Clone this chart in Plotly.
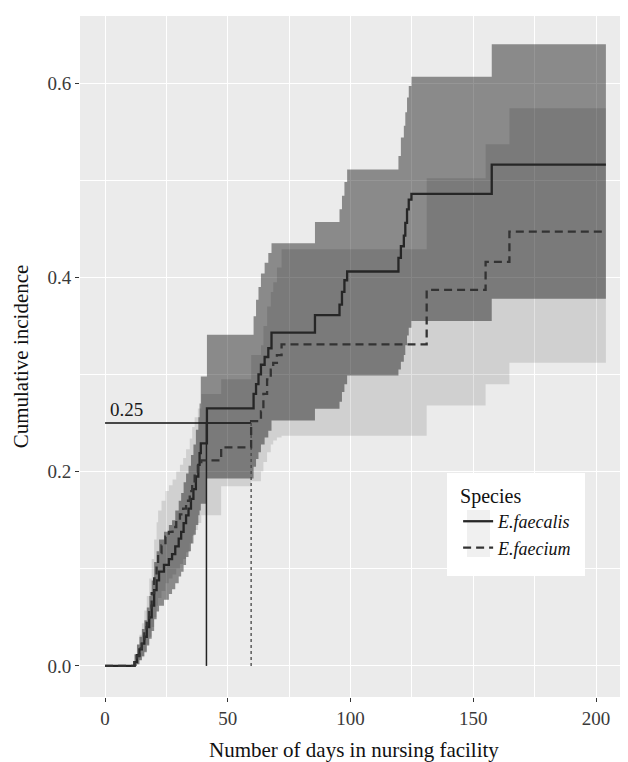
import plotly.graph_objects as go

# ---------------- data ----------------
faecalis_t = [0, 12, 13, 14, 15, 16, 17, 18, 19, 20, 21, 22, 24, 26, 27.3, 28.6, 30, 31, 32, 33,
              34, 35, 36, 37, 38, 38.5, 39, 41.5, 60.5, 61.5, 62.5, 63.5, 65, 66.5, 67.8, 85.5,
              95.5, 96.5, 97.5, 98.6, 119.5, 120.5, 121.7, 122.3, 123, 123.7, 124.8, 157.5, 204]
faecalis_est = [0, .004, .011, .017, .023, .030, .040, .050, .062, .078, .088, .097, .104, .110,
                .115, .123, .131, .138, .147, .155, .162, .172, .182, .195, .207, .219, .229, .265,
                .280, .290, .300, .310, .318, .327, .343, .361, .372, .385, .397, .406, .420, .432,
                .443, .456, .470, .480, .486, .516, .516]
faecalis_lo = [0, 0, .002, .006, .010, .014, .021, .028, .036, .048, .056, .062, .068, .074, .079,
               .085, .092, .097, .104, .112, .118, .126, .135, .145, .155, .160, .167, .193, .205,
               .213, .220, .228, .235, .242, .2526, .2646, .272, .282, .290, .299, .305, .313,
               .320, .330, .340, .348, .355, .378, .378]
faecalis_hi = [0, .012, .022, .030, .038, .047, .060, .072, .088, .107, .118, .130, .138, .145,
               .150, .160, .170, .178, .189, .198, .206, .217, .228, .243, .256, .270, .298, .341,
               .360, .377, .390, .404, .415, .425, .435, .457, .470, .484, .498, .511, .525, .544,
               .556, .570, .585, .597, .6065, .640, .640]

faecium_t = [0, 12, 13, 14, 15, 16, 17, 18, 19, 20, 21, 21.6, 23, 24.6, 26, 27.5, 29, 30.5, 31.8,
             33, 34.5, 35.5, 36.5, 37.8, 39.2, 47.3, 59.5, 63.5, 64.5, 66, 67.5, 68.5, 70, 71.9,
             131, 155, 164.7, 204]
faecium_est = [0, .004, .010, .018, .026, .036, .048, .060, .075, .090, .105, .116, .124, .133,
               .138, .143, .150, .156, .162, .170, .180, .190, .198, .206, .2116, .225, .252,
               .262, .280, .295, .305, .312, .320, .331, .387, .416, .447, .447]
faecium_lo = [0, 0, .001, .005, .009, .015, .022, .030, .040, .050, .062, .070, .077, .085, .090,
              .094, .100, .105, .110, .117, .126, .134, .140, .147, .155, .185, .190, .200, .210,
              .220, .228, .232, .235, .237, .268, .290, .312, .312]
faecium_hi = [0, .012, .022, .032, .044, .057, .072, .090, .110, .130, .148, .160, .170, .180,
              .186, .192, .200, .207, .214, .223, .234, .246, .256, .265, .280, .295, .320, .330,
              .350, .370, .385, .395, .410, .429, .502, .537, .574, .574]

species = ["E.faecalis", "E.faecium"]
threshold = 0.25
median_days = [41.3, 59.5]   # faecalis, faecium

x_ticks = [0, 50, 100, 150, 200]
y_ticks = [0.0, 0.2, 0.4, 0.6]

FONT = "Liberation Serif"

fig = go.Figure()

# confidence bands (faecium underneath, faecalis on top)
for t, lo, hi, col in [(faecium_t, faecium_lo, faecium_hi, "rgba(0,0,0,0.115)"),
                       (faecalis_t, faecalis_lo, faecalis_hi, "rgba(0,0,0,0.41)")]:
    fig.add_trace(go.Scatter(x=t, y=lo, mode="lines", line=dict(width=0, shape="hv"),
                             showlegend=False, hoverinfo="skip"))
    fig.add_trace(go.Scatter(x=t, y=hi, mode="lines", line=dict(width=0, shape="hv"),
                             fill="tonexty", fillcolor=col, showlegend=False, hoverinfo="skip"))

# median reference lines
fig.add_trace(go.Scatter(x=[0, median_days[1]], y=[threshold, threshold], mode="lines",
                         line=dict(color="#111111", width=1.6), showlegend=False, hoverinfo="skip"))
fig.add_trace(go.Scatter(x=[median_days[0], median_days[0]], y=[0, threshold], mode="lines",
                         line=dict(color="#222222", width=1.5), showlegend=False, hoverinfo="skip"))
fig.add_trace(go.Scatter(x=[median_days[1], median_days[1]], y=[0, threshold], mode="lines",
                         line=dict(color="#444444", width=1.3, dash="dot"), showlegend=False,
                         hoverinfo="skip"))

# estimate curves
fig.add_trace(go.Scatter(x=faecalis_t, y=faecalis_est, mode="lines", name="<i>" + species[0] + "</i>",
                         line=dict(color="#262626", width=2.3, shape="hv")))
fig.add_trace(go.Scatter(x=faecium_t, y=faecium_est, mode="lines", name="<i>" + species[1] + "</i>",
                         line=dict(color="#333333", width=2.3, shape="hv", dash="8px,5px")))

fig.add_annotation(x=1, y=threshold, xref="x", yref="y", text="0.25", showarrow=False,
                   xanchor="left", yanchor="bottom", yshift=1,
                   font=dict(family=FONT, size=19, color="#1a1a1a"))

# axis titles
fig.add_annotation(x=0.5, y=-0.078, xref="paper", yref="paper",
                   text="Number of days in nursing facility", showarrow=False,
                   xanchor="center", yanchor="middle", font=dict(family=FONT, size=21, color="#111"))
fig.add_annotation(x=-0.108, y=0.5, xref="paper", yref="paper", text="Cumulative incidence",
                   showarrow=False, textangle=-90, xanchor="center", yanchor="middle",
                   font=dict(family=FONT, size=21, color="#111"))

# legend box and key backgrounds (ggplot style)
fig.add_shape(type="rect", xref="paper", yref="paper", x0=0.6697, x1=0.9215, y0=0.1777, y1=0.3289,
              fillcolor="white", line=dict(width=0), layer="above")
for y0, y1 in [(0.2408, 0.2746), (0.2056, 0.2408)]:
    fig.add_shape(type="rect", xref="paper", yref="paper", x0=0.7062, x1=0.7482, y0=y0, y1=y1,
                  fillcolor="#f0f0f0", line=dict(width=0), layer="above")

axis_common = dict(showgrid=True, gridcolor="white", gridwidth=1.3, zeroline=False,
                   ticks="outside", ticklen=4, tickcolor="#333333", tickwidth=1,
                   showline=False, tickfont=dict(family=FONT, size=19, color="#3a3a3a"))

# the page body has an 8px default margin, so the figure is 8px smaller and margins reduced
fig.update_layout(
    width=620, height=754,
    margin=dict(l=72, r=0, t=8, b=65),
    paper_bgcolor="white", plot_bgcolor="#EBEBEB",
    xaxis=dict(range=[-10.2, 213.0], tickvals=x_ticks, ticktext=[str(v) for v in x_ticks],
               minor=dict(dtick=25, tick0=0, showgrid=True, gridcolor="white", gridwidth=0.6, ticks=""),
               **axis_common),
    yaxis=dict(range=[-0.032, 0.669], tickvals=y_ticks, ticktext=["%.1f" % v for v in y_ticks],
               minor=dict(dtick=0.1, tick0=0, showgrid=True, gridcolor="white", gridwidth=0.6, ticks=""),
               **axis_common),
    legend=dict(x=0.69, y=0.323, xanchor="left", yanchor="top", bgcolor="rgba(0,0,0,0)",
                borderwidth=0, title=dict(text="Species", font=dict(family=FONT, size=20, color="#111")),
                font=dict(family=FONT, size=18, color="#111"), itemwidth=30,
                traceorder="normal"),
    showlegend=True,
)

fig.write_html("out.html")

EXERCISE PROMPT -> Restate the material word for word from its first line through the line containing "import plotly.graph_objects as go", both included; the pictures do not belong in it.

REPLY ->
Clone this chart in Plotly.
import plotly.graph_objects as go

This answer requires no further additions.